_REQUIRED WORK_.
Reproduce nothing but the lines from the start of the material through the line that includes "const colors = ['#869c3c', '#a7c24a', '#ccdaaa'];", both ends included, and omit every picture.

_DATA SEGMENT_.
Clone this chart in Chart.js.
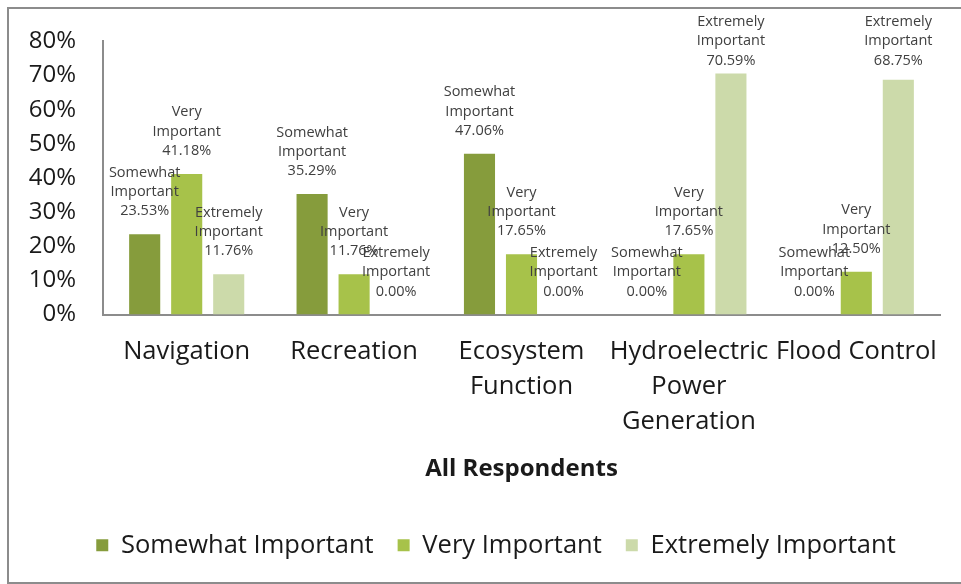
<!DOCTYPE html>
<html>
<head>
<meta charset="utf-8">
<script src="https://cdn.jsdelivr.net/npm/chart.js@4.4.1/dist/chart.umd.min.js"></script>
<style>
    html, body { margin: 0; padding: 0; background: #fff; overflow: hidden; }
    #wrap { position: relative; width: 961px; height: 584px; }
    #frame {
        position: absolute; left: 7px; top: 7px; width: 1000px; height: 577px;
        border-left: 2px solid #8c8c8c; border-top: 2px solid #8c8c8c; border-bottom: 2px solid #8c8c8c;
        box-sizing: border-box;
    }
    canvas { position: absolute; left: 0; top: 0; }
</style>
</head>
<body>
<div id="wrap">
    <div id="frame"></div>
    <canvas id="myChart" width="961" height="584"></canvas>
</div>
<script>
// Chart data
const categories = ['Navigation', 'Recreation', ['Ecosystem', 'Function'], ['Hydroelectric', 'Power', 'Generation'], 'Flood Control'];
const seriesNames = ['Somewhat Important', 'Very Important', 'Extremely Important'];
const somewhatImportant = [23.53, 35.29, 47.06, 0.00, 0.00];
const veryImportant = [41.18, 11.76, 17.65, 17.65, 12.50];
const extremelyImportant = [11.76, 0.00, 0.00, 70.59, 68.75];
const yTicks = [0, 10, 20, 30, 40, 50, 60, 70, 80];
const xTitle = 'All Respondents';

const colors = ['#869c3c', '#a7c24a', '#ccdaaa'];

// Draws the "Name / value%" labels above each bar (kept inside the top of the canvas)
const barLabels = {
    id: 'barLabels',
    afterDatasetsDraw(chart) {
        const c = chart.ctx;
        const lineH = 19.3;
        c.save();
        c.font = '14.5px "Open Sans"';
        c.fillStyle = '#404040';
        c.textAlign = 'center';
        c.textBaseline = 'middle';
        chart.data.datasets.forEach((ds, i) => {
            const meta = chart.getDatasetMeta(i);
            const words = ds.label.split(' ');
            meta.data.forEach((bar, j) => {
                const lines = [words[0], words[1], ds.data[j].toFixed(2) + '%'];
                let firstY = bar.y - 23 - (lines.length - 1) * lineH;
                if (firstY < 22) firstY = 22;
                lines.forEach((t, k) => {
                    c.fillText(t, bar.x, firstY + k * lineH);
                });
            });
        });
        c.restore();
    }
};

// Nudge the legend a little to the right, like the original
const legendShift = {
    id: 'legendShift',
    afterLayout(chart) {
        if (chart.legend) {
            chart.legend.left += 13;
            chart.legend.right += 13;
        }
    }
};

document.addEventListener('DOMContentLoaded', function() {
    const ctx = document.getElementById('myChart');
    const seriesData = [somewhatImportant, veryImportant, extremelyImportant];

    new Chart(ctx, {
        type: 'bar',
        data: {
            labels: categories,
            datasets: seriesNames.map((name, i) => ({
                label: name,
                data: seriesData[i],
                backgroundColor: colors[i],
                borderWidth: 0,
                categoryPercentage: 0.753,
                barPercentage: 0.74
            }))
        },
        options: {
            responsive: false,
            animation: false,
            layout: { padding: { top: 38, left: 26, right: 21, bottom: 16 } },
            plugins: {
                tooltip: { enabled: false },
                legend: {
                    position: 'bottom',
                    labels: {
                        boxWidth: 12,
                        boxHeight: 12,
                        padding: 24,
                        color: '#1a1a1a',
                        font: { family: 'Open Sans', size: 25.5 }
                    }
                }
            },
            scales: {
                y: {
                    min: 0,
                    max: 80,
                    afterFit(scale) { scale.width = 77; },
                    afterBuildTicks(scale) { scale.ticks = yTicks.map(v => ({ value: v })); },
                    grid: { display: false, drawTicks: false },
                    border: { color: '#8c8c8c', width: 2 },
                    ticks: {
                        padding: 27,
                        color: '#1a1a1a',
                        font: { family: 'Open Sans', size: 24 },
                        callback: v => v + '%'
                    }
                },
                x: {
                    afterFit(scale) { scale.height = 194; },
                    grid: { display: false, drawTicks: false },
                    border: { color: '#8c8c8c', width: 2 },
                    ticks: {
                        padding: 20,
                        maxRotation: 0,
                        autoSkip: false,
                        color: '#1a1a1a',
                        font: { family: 'Open Sans', size: 25.5, lineHeight: 1.37 }
                    },
                    title: {
                        display: true,
                        text: xTitle,
                        color: '#1a1a1a',
                        padding: { top: 0, bottom: 25 },
                        font: { family: 'Open Sans', size: 24, weight: 'bold' }
                    }
                }
            }
        },
        plugins: [barLabels, legendShift]
    });
});
</script>
</body>
</html>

_REPLY TO THE EXERCISE_.
Clone this chart in Chart.js.
<!DOCTYPE html>
<html>
<head>
<meta charset="utf-8">
<script src="https://cdn.jsdelivr.net/npm/chart.js@4.4.1/dist/chart.umd.min.js"></script>
<style>
    html, body { margin: 0; padding: 0; background: #fff; overflow: hidden; }
    #wrap { position: relative; width: 961px; height: 584px; }
    #frame {
        position: absolute; left: 7px; top: 7px; width: 1000px; height: 577px;
        border-left: 2px solid #8c8c8c; border-top: 2px solid #8c8c8c; border-bottom: 2px solid #8c8c8c;
        box-sizing: border-box;
    }
    canvas { position: absolute; left: 0; top: 0; }
</style>
</head>
<body>
<div id="wrap">
    <div id="frame"></div>
    <canvas id="myChart" width="961" height="584"></canvas>
</div>
<script>
// Chart data
const categories = ['Navigation', 'Recreation', ['Ecosystem', 'Function'], ['Hydroelectric', 'Power', 'Generation'], 'Flood Control'];
const seriesNames = ['Somewhat Important', 'Very Important', 'Extremely Important'];
const somewhatImportant = [23.53, 35.29, 47.06, 0.00, 0.00];
const veryImportant = [41.18, 11.76, 17.65, 17.65, 12.50];
const extremelyImportant = [11.76, 0.00, 0.00, 70.59, 68.75];
const yTicks = [0, 10, 20, 30, 40, 50, 60, 70, 80];
const xTitle = 'All Respondents';

const colors = ['#869c3c', '#a7c24a', '#ccdaaa'];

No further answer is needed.